>> START
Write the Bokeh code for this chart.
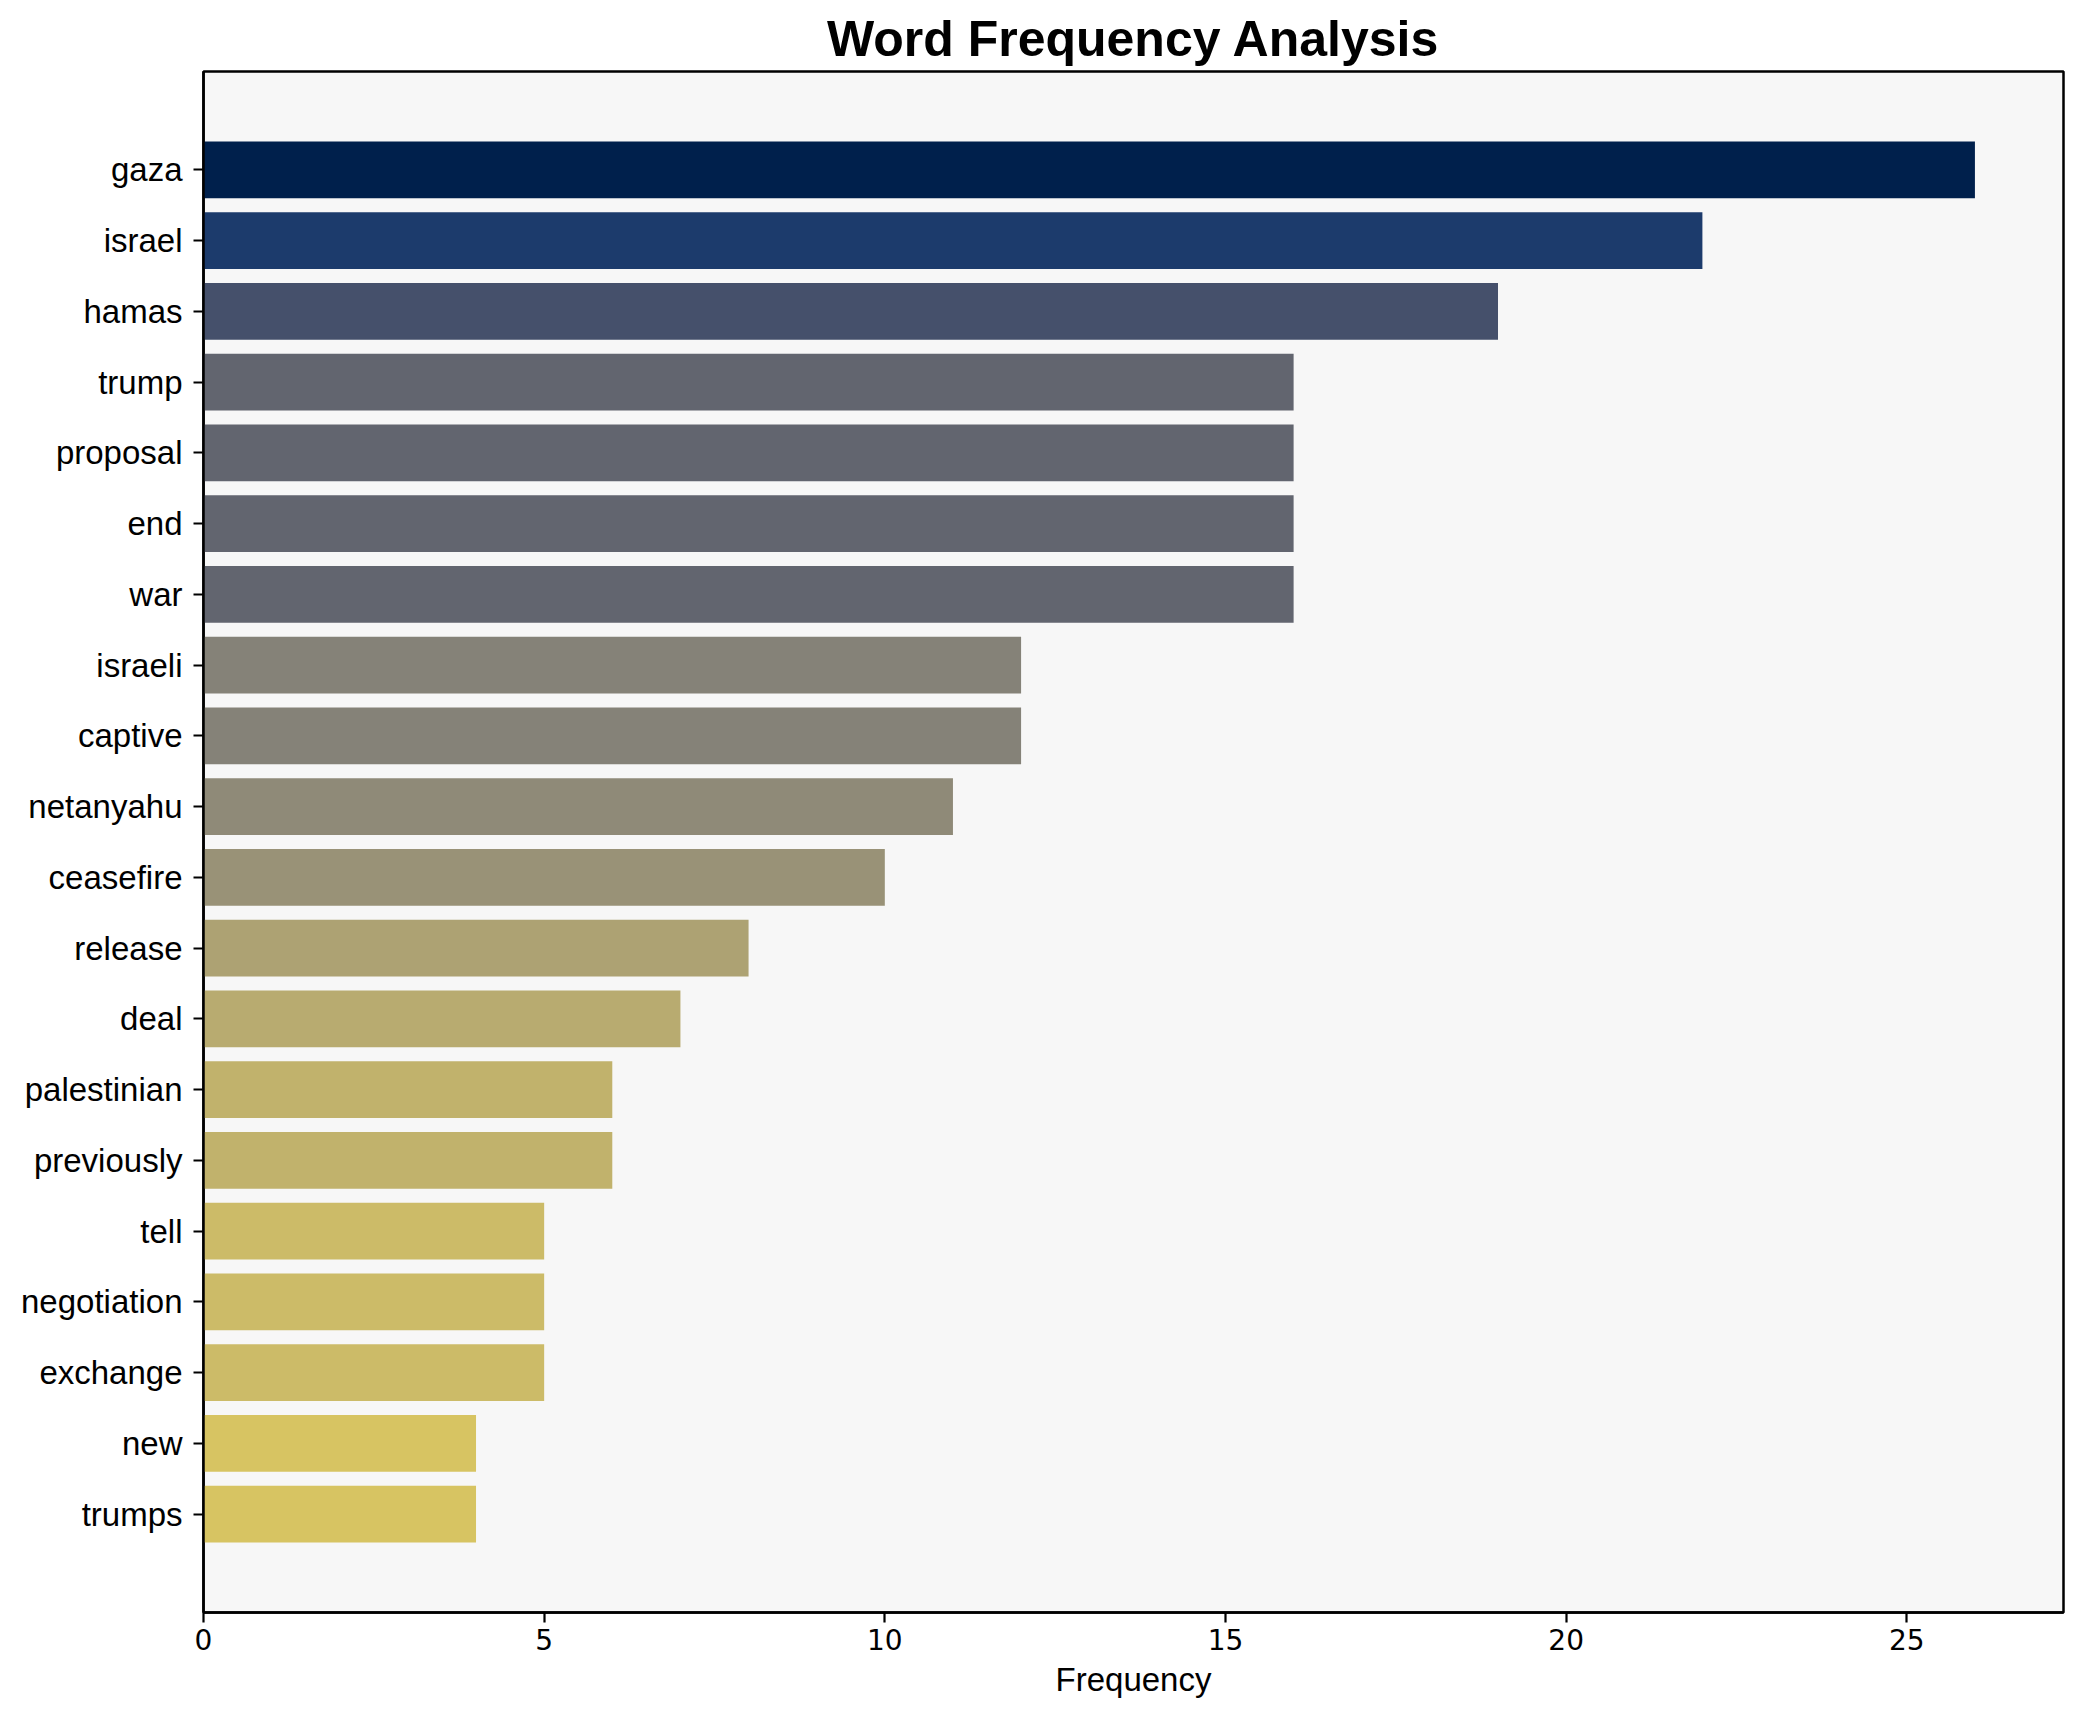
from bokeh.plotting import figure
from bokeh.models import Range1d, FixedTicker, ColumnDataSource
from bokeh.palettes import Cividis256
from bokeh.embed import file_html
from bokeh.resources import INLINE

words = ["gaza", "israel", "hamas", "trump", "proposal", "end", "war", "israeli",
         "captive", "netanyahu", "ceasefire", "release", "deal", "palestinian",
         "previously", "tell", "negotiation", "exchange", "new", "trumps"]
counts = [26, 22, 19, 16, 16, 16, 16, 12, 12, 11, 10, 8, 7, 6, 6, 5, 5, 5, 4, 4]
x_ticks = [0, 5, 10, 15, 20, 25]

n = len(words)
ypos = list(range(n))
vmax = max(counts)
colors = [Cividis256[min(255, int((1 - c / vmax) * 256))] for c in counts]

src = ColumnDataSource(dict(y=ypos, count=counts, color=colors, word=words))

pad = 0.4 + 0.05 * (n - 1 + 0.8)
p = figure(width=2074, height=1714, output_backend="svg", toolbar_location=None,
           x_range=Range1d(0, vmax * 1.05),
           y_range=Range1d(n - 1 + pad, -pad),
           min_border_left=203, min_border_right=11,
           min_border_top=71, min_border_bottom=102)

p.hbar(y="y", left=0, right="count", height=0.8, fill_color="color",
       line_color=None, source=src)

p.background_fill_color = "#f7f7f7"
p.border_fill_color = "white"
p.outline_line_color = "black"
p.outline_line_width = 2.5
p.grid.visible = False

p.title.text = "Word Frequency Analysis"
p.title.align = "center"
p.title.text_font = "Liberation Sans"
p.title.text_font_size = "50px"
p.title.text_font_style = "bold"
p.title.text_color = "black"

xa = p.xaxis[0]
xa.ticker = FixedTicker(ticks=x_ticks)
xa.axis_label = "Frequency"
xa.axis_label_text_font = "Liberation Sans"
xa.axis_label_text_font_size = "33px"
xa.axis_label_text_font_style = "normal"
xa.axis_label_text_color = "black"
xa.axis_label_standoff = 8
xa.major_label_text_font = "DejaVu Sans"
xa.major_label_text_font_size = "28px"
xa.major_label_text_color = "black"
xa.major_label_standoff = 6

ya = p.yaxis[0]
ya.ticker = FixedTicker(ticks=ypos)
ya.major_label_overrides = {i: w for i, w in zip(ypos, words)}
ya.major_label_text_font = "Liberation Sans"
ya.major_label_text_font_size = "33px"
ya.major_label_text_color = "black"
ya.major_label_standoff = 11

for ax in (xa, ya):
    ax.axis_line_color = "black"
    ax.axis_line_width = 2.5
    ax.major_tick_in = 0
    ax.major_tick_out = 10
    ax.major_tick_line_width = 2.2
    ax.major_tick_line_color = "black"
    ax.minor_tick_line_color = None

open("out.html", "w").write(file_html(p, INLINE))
>> END
Reproduce the material above from its first line through the line containing "from bokeh.resources import INLINE", both ends included, and skip every picture.

Write the Bokeh code for this chart.
from bokeh.plotting import figure
from bokeh.models import Range1d, FixedTicker, ColumnDataSource
from bokeh.palettes import Cividis256
from bokeh.embed import file_html
from bokeh.resources import INLINE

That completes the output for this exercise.